The additional elements mentioned earlier could include:
– the Cypriot crisis;
– Turkey’s declared interest in participating in the EAEU and the SCO; and
– competing interests in the countries of Africa and Central Asia.
If we consider the economic indicators that are important for geopolitical analysis and the prediction of future actions, then Turkey will reduce its US imports. While the bulk of the growth is accounted for by Iraq (more than 400%) and Russia is a leader among Turkey’s main partners (30% increase), the share of US imports fell by more than 10% (Italy and South Korea show similar figures for August 2019). The situation is more stable with the EU: for the last few years, Turkey has been the EU’s fifth largest trading partner, both in exports and imports. Besides Russia, the main suppliers of goods to Turkey include India, Iran and China, i.e. non-NATO countries.
This suggests that if relations between the US and Turkey were to rupture even further, Turkey would be able to provide itself with the necessary goods and services.
Relations with the EU, on the other hand, remain pragmatic. The EU-Turkey Customs Union Joint Committee meets regularly (the most recent meeting took place in July 2019).
A rather paradoxical situation is developing with regards to Turkey’s membership of NATO. While the political forces in Turkey represented by the secular Kemalists are in favour of withdrawing from NATO because they think the alliance is old fashioned and does not meet the modern realities and challenges being faced by Turkey, the country’s moderate conservatives believe that Turkey needs NATO membership to guarantee its protection from the West.
Turkey believes that a change in the geopolitical situation, as well as the current problems in the Middle East, could give the West, represented by NATO, justification for a humanitarian intervention. But Turkey’s presence in the alliance automatically blocks such a possibility.
US military aggression against Iraq in 2003 (when Turkey negotiated favourably with the US on the eve of the operation, but then changed its attitude towards Washington’s strategy in Iraq because of the Kurds), NATO aggression against Libya, and events in Syria have all shown that the West, represented by the US and NATO, pursues a policy of double standards when it comes to Muslim countries, ostracises countries’ leaders, and regards Turkey as a potential target for future aggression (the attempted coup in July 2016 is part of this narrative). Although Turkey does not have energy resources like Libya and Iraq, its strategic position is important, and the rising conservatism among EU and US citizens is regarded as a manifestation of Islamic fundamentalism.
In addition, European NATO members regularly put pressure on the Turkish government and demand that certain domestic and foreign policies be revised.
Another serious factor affecting relations is the support given to Kurdish organisations (which Turkey lists as terrorist organisations) by a number of European NATO members. Turkey considered demands by France, Great Britain and Germany to cease operations in the Kurdish territories in Syria to be yet another diplomatic intervention and the indirect support of terrorist organisations.
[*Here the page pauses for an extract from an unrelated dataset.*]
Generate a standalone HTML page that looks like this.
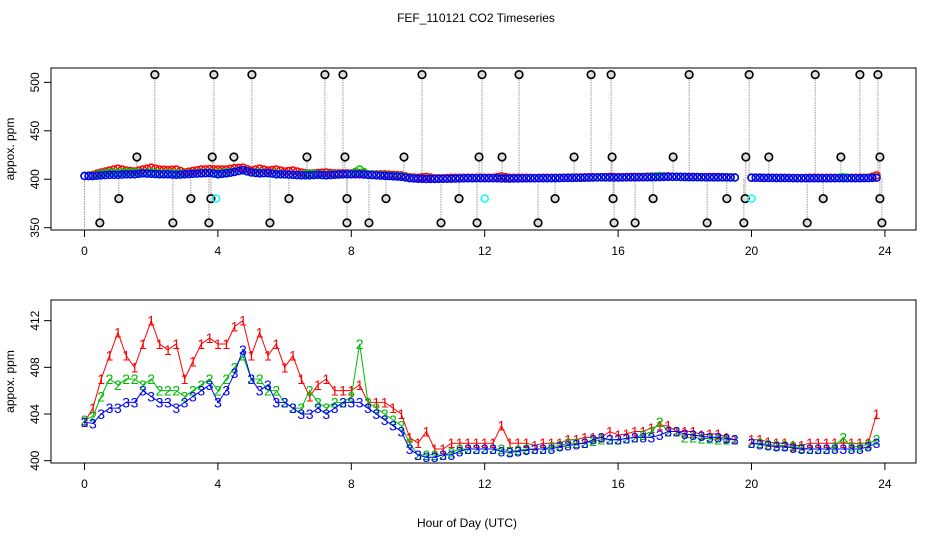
<!DOCTYPE html>
<html><head><meta charset="utf-8"><style>
body{margin:0;background:#fff;}
svg{display:block;font-family:"Liberation Sans",sans-serif;}
</style></head><body>
<svg id="c" width="936" height="540" xmlns="http://www.w3.org/2000/svg">
<text x="476" y="22" text-anchor="middle" font-size="12">FEF_110121  CO2 Timeseries</text>
<text x="467" y="527" text-anchor="middle" font-size="12">Hour of Day (UTC)</text>
<g id="top"></g>
<g id="bot"></g>
</svg>
<script>
const times=[];for(let i=0;i<96;i++)times.push(i*0.25);
const s1=[403.3,404.5,407,409,411,409,408,410,412,410,409.5,410,407,408.5,410,410.5,410,410,411.5,412,409,411,409,410,408,409,407,405.5,406.5,407,406,406,406,406.5,405,405,405,404.5,404,402,401.5,402.5,401,401,401.5,401.5,401.5,401.5,401.5,401.5,403,401.5,401.5,401.5,401.3,401.5,401.5,401.5,401.8,401.8,402,402,402,402.5,402.2,402.3,402.5,402.5,402.8,403,403,402.5,402.5,402.5,402.2,402.3,402.3,402,401.8,null,401.8,401.8,401.6,401.5,401.5,401.3,401.3,401.5,401.5,401.5,401.5,401.5,401.5,401.5,401.5,404];
const s2=[403.5,403.8,405.5,407,406.5,407,407,406.5,407,406,406,406,405.5,406,406.5,407,406,407,408,409,407,407,406,406,405,404.5,404.5,406,405,404.5,405,405,405.5,410,405,404.5,404,403.5,403,401.5,400.5,400.5,400.5,400.5,400.7,401,401,401,401,401,401,400.8,400.9,401,401,401,401.2,401.3,401.5,401.5,401.5,401.7,401.8,401.8,401.8,401.9,402,402.2,402.5,403.3,402.5,402.5,402,402,401.9,401.9,401.8,401.8,401.8,null,401.5,401.5,401.4,401.3,401.3,401.2,401.1,401,401,401,401.2,402,401.2,401.2,401.4,401.8];
const s3=[403.3,403.2,404,404.5,404.5,405,405,406,405.5,405,405,404.5,405,405.5,406,406.5,405,406,407.5,409.5,407,406,406.5,405,405,404.5,404,404,404.5,404,404.5,405,405,405,404.5,404,403.5,403,402.5,401,400.5,400.3,400.3,400.5,400.5,400.8,401,401,401,401,400.8,400.7,400.8,400.9,401,401,401,401.2,401.3,401.4,401.5,401.8,402,401.8,401.8,401.9,402,402,402,402.2,402.5,402.5,402.3,402.2,402.1,402,402,401.9,401.8,null,401.5,401.4,401.3,401.2,401.2,401.1,401,401,401,401,401,401,401,401,401.2,401.5];
const out508=[2.11,3.88,5.02,7.21,7.75,10.12,11.92,13.03,15.19,15.79,18.13,19.93,21.91,23.25,23.79];
const out423=[1.57,3.83,4.48,6.67,7.81,9.58,11.83,12.52,14.68,15.82,17.65,19.83,20.52,22.68,23.85];
const out380=[1.03,3.19,3.79,6.13,7.87,9.04,11.23,14.11,15.85,17.05,19.26,19.81,22.15,23.85];
const out355=[0.46,2.65,3.73,5.56,7.87,8.53,10.69,11.77,13.6,15.88,16.51,18.67,19.77,21.67,23.91];
const cyan380=[3.95,12.0,20.0];
const xTicks=[0,4,8,12,16,20,24];
const yTicksTop=[350,400,450,500];
const yTicksBot=[400,404,408,412];

const NS="http://www.w3.org/2000/svg";
const L=51,R=916;
const xs=t=>84.5+t*33.35;
const yT=v=>227.7-(v-350)*0.969;
const yB=v=>460.7-(v-400)*11.67;
function mk(p,tag,at){const e=document.createElementNS(NS,tag);for(const k in at)e.setAttribute(k,at[k]);p.appendChild(e);return e;}
function nearest(t){const i=Math.min(95,Math.max(0,Math.round(t/0.25)));let v=s3[i];if(v==null)v=s3[i-1]||s3[i+1];return v;}
function axes(g,top,bot,ticks,yf,name){
  const b=mk(g,'rect',{x:L,y:top,width:R-L,height:bot-top,fill:'none',stroke:'#000'});
  
  
  xTicks.forEach(t=>{const x=xs(t);
    const tk=mk(g,'line',{x1:x,x2:x,y1:bot,y2:bot+7,stroke:'#000'});
    
    
    const tx=mk(g,'text',{x:x,y:bot+25,'text-anchor':'middle','font-size':12});tx.textContent=t;
    
    });
  mk(g,'line',{x1:xs(0),x2:xs(24),y1:bot,y2:bot,stroke:'#000'});
  ticks.forEach(v=>{const y=yf(v);
    const tk=mk(g,'line',{x1:L-7,x2:L,y1:y,y2:y,stroke:'#000'});
    
    
    const tx=mk(g,'text',{x:0,y:0,'text-anchor':'middle','font-size':12,transform:`translate(${L-12},${y}) rotate(-90)`});tx.textContent=v;
    
    });
  const yl=mk(g,'text',{x:0,y:0,'text-anchor':'middle','font-size':12,transform:`translate(14,${(top+bot)/2}) rotate(-90)`});yl.textContent='appox. ppm';
  
  
}
// TOP
const gt=document.getElementById('top');
axes(gt,68,230,yTicksTop,yT,'top');
const clipT=mk(gt,'clipPath',{id:'ct'});mk(clipT,'rect',{x:L,y:68,width:R-L,height:162});
const gd=mk(gt,'g',{'clip-path':'url(#ct)'});
mk(gd,'line',{x1:xs(0),x2:xs(0),y1:yT(403.3),y2:240,stroke:'#999','stroke-dasharray':'1.5,1'});
[[out508,508],[out423,423],[out380,380],[out355,355]].forEach(([arr,v])=>arr.forEach(t=>{
  const l=mk(gd,'line',{x1:xs(t),x2:xs(t),y1:yT(v),y2:yT(nearest(t)),stroke:'#999','stroke-dasharray':'1.5,1'});
  
  }));
[[s1,'#f00'],[s2,'#0c0'],[s3,'#00f']].forEach(([s,c])=>{
  times.forEach((t,i)=>{if(s[i]==null)return;
    [0,0.125].forEach(d=>{if(d&&s[i+1]==null)return;const v=d?(s[i]+s[i+1])/2:s[i];
      const e=mk(gd,'circle',{cx:xs(t+d),cy:yT(v),r:3.5,fill:'none',stroke:c,'stroke-width':1.5});
      
      });});});
[[out508,508],[out423,423],[out380,380],[out355,355]].forEach(([arr,v])=>arr.forEach(t=>{
  const e=mk(gd,'circle',{cx:xs(t),cy:yT(v),r:3.8,fill:'#ddd',stroke:'#000','stroke-width':1.6});
  
  }));
cyan380.forEach(t=>{const e=mk(gd,'circle',{cx:xs(t),cy:yT(380),r:3.5,fill:'none',stroke:'#0ff','stroke-width':1.5});
  
  });
// BOTTOM
const gb=document.getElementById('bot');
axes(gb,300,463,yTicksBot,yB,'bottom');
[[s1,'#f00','1'],[s2,'#0b0','2'],[s3,'#00f','3']].forEach(([s,c,ch])=>{
  let d='';let pen=false;
  times.forEach((t,i)=>{if(s[i]==null){pen=false;return;}d+=(pen?'L':'M')+xs(t)+','+yB(s[i]);pen=true;});
  const p=mk(gb,'path',{d:d,fill:'none',stroke:c,'stroke-width':1});
  
  
  times.forEach((t,i)=>{if(s[i]==null)return;
    const tx=mk(gb,'text',{x:xs(t),y:yB(s[i])+5,'text-anchor':'middle','font-size':14,fill:c});tx.textContent=ch;
    
    });
});
</script>
</body></html>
Turkey’s President Recep Tayyip Erdogan holds up a map as he addresses the 74th session of the United Nations General Assembly at U.N. headquarters in New York City, New York, U.S., September 24, 2019
So what can be expected in the future?
There are a few possible scenarios that depend on US and NATO interference in the region’s affairs.
- The US (specifically – political-oligarchic groups of neo-conservatives and liberal interventionists, and the Israel lobby) will continue to use its influence through Kurdish groups and put pressure on the State Department and the Pentagon for further support and intervention. The activities of the YPG and the SDF will spark a backlash in Ankara (and also Damascus should the Kurds undermine Syrian sovereignty) and could lead to further conflict. The majority of NATO members will oppose Turkey (with the exception of countries that are experiencing problems with separatism, such as Spain), resulting in Ankara’s isolation within the alliance. The Turkish government will go to extreme measures – it will refuse to pay its NATO contribution, start diversifying its supply of weapons systems (including from Russia), and strengthen its military cooperation with others countries (it already has considerable experience with Pakistan, South Korea, and Qatar). As a result, the issue of Turkey’s withdrawal from NATO could be put to a referendum (especially if it would benefit those in power in terms of the political situation). A less severe version would be that Turkey stops its military cooperation with the US and refuses to carry on leasing its bases and allowing access to its territory.
- The US completely abandons its support of Kurdish groups and tries to normalise relations with Turkey. Since it is unlikely that delicate issues like the extradition of Fethullah Gülen or the cancellation of already purchased Russian surface-to-air missile systems will be resolved, talking about a strategic partnership or a strategic friendship is almost impossible. But there could still be some improvement. The US will maintain its military and political influence in Turkey, including its presence at the Incirlik base, the Air Force Base in Izmir, and the Eskişehir Air Base (the main ones used by the US for logistical and command infrastructure).
- Another attempted coup in Turkey will be successful with support from the West and a US puppet will run the republic. Its foreign policy will be reoriented, arrests will take place within the country, and special measures will be introduced to restrict political and civil freedoms. Although this scenario is unlikely, it cannot be completely ruled out owing to the historical tradition of military coups and the weakening of the Turkish army and security agencies following the arrests in 2016.
- A state of diplomatic volatility. The US will continue to threaten (or will actually impose) sanctions or restrictions and Turkey will retaliate. It is already known that the US is considering moving its nuclear weapons from the air base in Turkey to neighbouring Greece. It is likely that Turkey will also make some tough decisions and possibly take a proactive approach. This scenario will provide further opportunities for a rise in anti-American sentiment within Turkey and its reorientation given enough meaningful offers from other countries.